*Set problem*.
Please write out the lines of the data exactly, beginning with the first and ending with the line containing "21, 0.8, 0.045];"; leave the pictures behind.
====
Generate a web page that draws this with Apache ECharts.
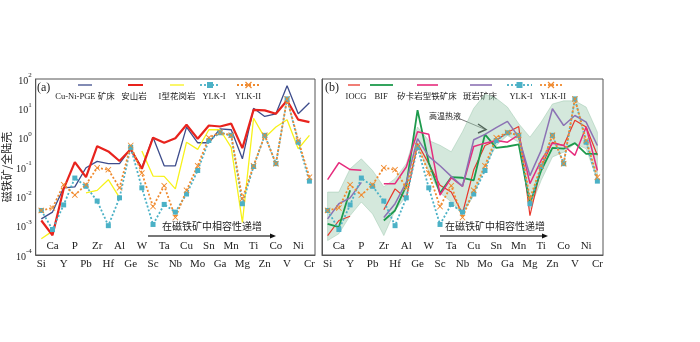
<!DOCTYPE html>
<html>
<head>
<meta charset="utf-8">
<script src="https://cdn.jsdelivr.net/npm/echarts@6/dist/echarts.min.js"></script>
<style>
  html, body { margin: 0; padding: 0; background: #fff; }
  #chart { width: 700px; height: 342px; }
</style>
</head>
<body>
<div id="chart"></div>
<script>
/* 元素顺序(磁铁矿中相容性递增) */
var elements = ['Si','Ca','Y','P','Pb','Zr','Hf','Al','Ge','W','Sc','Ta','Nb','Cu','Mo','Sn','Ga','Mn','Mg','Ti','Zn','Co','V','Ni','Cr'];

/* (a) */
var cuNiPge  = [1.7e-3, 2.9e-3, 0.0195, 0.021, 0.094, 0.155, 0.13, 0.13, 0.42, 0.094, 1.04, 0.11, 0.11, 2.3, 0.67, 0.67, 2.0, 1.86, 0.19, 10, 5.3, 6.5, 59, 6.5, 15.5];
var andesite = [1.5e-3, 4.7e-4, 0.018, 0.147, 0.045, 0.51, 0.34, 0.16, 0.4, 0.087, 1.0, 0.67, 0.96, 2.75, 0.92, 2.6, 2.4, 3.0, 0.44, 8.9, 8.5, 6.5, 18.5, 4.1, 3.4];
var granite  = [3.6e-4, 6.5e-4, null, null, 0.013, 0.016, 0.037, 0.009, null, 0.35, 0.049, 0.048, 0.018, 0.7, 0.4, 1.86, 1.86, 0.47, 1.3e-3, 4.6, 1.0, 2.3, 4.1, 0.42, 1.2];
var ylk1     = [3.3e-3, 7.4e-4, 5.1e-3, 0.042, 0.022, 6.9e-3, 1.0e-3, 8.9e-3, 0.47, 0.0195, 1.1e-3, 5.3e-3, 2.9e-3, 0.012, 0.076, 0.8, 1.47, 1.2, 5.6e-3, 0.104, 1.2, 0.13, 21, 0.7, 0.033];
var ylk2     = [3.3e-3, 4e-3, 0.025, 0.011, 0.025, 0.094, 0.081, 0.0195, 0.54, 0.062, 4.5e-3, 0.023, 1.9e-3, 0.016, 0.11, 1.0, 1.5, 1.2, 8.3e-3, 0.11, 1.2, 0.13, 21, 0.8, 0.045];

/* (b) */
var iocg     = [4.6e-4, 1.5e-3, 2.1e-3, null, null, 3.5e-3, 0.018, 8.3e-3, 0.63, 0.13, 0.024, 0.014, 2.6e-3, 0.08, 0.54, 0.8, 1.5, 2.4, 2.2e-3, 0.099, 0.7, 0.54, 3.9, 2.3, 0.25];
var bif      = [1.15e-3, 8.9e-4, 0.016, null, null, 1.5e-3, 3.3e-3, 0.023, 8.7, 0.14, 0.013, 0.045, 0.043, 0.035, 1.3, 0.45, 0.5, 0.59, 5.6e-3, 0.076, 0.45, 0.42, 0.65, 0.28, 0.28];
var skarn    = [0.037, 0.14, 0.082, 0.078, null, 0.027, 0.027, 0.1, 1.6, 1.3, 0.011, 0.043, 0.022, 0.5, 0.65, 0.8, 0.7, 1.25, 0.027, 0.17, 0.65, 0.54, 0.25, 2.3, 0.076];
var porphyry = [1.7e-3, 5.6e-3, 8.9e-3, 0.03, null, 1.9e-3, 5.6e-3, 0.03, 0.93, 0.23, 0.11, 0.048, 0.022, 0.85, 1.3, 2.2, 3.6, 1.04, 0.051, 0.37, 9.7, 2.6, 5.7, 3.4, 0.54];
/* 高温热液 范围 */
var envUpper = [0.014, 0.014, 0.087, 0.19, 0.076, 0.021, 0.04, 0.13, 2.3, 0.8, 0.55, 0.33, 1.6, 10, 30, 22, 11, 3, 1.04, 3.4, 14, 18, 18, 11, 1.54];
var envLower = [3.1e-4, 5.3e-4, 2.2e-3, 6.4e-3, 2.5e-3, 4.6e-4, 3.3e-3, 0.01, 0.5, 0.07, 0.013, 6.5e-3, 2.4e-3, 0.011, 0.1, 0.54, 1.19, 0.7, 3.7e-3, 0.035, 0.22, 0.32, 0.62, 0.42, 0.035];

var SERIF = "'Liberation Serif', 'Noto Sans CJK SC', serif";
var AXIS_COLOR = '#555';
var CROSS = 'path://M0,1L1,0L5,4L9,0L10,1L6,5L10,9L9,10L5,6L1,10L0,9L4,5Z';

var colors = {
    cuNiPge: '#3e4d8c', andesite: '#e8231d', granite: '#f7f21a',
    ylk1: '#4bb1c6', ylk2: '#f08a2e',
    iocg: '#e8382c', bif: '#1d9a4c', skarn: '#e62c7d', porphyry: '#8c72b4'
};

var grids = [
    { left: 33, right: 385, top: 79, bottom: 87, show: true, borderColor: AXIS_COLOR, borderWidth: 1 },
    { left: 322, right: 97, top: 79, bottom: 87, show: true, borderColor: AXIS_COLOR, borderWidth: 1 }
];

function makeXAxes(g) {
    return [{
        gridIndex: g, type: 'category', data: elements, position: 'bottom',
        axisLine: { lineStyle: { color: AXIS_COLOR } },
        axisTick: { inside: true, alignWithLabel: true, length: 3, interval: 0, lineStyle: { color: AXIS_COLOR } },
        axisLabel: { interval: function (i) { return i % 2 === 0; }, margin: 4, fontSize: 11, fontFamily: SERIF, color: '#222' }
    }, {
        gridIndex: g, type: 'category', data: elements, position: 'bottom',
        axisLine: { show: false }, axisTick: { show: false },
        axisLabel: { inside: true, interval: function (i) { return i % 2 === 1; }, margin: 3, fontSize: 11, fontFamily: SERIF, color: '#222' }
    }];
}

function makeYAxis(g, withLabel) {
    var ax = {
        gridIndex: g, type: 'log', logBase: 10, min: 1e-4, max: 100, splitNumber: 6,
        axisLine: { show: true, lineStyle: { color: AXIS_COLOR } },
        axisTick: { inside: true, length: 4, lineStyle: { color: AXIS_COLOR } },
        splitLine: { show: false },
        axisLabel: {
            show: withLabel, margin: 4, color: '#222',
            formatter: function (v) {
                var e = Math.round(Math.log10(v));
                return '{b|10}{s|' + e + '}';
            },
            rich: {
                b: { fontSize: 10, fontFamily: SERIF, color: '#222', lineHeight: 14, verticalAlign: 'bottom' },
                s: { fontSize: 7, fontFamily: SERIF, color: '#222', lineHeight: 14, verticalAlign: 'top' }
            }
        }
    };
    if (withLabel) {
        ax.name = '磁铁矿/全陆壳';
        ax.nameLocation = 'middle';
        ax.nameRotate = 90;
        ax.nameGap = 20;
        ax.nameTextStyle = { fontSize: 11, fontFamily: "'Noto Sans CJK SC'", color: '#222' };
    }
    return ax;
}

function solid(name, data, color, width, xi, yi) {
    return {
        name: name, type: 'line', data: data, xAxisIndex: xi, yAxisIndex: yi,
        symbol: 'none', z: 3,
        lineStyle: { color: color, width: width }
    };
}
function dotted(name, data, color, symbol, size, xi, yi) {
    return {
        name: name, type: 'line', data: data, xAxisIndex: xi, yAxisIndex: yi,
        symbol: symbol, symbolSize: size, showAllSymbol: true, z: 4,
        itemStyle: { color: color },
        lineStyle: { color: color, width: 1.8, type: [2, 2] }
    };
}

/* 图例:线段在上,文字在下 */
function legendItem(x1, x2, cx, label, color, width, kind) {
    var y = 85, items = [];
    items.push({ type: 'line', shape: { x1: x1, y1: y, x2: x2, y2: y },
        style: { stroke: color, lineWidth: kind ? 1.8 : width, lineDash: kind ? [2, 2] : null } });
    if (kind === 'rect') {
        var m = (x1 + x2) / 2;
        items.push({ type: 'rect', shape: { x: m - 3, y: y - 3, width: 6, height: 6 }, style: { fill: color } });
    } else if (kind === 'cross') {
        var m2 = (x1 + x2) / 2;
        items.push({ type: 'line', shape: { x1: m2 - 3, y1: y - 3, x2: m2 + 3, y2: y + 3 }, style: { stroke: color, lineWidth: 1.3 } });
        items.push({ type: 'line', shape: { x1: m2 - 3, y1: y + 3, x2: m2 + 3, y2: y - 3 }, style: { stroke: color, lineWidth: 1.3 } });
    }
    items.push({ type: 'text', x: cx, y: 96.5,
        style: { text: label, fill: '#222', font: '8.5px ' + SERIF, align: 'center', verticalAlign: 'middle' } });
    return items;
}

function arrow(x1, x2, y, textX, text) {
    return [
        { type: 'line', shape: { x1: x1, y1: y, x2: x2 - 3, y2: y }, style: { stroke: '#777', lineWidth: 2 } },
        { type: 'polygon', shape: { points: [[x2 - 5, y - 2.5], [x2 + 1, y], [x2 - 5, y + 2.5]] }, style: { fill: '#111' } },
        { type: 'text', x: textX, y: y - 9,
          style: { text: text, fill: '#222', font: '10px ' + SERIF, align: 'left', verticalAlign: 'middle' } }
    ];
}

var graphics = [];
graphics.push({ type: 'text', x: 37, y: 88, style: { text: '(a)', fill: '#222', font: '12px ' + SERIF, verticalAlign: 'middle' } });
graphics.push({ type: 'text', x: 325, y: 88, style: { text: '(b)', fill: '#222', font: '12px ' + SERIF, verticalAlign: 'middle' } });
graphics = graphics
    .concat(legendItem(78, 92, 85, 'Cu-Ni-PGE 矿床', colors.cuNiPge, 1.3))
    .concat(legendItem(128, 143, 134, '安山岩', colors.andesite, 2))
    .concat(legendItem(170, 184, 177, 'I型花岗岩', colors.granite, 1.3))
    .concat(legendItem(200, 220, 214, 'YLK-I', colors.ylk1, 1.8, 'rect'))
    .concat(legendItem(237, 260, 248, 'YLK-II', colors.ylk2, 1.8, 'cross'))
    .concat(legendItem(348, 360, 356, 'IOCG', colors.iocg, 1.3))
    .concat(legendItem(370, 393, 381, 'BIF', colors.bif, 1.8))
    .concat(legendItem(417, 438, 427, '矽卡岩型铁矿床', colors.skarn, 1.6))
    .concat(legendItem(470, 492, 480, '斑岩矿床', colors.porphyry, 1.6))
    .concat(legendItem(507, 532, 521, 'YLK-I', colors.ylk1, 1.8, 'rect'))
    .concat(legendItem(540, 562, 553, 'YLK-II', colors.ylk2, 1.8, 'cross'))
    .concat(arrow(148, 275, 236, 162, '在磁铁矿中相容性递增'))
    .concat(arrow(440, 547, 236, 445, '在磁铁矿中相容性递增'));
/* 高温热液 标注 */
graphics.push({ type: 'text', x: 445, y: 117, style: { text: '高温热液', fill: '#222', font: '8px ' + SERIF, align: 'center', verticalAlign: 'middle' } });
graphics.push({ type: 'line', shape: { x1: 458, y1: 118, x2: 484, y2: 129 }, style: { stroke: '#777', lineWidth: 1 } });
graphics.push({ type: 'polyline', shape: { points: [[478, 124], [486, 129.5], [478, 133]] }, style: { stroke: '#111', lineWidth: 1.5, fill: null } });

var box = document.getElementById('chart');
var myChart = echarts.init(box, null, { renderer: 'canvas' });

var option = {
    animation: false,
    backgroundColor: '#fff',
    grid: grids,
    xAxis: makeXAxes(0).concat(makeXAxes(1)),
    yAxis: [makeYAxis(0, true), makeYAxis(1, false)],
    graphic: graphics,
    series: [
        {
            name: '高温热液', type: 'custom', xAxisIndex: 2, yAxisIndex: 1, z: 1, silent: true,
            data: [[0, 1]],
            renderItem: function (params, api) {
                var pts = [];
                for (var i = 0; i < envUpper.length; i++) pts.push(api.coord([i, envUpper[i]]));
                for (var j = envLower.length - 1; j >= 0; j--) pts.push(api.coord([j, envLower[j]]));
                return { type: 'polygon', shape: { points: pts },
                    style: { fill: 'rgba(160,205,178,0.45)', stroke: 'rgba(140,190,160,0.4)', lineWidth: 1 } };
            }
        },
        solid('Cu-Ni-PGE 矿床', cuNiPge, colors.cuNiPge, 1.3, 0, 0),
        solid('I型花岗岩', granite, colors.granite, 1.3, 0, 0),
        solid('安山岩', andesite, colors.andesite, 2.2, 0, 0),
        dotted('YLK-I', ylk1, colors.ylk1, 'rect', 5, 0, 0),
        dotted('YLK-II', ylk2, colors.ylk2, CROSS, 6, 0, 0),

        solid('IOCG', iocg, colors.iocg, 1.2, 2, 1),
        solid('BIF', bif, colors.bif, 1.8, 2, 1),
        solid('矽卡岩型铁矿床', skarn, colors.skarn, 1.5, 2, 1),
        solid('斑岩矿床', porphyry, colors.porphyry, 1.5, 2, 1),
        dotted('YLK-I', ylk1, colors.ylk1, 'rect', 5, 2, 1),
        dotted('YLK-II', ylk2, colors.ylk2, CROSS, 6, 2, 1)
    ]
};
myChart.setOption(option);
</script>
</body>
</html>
====
*Result for this task*.
Generate a web page that draws this with Apache ECharts.
<!DOCTYPE html>
<html>
<head>
<meta charset="utf-8">
<script src="https://cdn.jsdelivr.net/npm/echarts@6/dist/echarts.min.js"></script>
<style>
  html, body { margin: 0; padding: 0; background: #fff; }
  #chart { width: 700px; height: 342px; }
</style>
</head>
<body>
<div id="chart"></div>
<script>
/* 元素顺序(磁铁矿中相容性递增) */
var elements = ['Si','Ca','Y','P','Pb','Zr','Hf','Al','Ge','W','Sc','Ta','Nb','Cu','Mo','Sn','Ga','Mn','Mg','Ti','Zn','Co','V','Ni','Cr'];

/* (a) */
var cuNiPge  = [1.7e-3, 2.9e-3, 0.0195, 0.021, 0.094, 0.155, 0.13, 0.13, 0.42, 0.094, 1.04, 0.11, 0.11, 2.3, 0.67, 0.67, 2.0, 1.86, 0.19, 10, 5.3, 6.5, 59, 6.5, 15.5];
var andesite = [1.5e-3, 4.7e-4, 0.018, 0.147, 0.045, 0.51, 0.34, 0.16, 0.4, 0.087, 1.0, 0.67, 0.96, 2.75, 0.92, 2.6, 2.4, 3.0, 0.44, 8.9, 8.5, 6.5, 18.5, 4.1, 3.4];
var granite  = [3.6e-4, 6.5e-4, null, null, 0.013, 0.016, 0.037, 0.009, null, 0.35, 0.049, 0.048, 0.018, 0.7, 0.4, 1.86, 1.86, 0.47, 1.3e-3, 4.6, 1.0, 2.3, 4.1, 0.42, 1.2];
var ylk1     = [3.3e-3, 7.4e-4, 5.1e-3, 0.042, 0.022, 6.9e-3, 1.0e-3, 8.9e-3, 0.47, 0.0195, 1.1e-3, 5.3e-3, 2.9e-3, 0.012, 0.076, 0.8, 1.47, 1.2, 5.6e-3, 0.104, 1.2, 0.13, 21, 0.7, 0.033];
var ylk2     = [3.3e-3, 4e-3, 0.025, 0.011, 0.025, 0.094, 0.081, 0.0195, 0.54, 0.062, 4.5e-3, 0.023, 1.9e-3, 0.016, 0.11, 1.0, 1.5, 1.2, 8.3e-3, 0.11, 1.2, 0.13, 21, 0.8, 0.045];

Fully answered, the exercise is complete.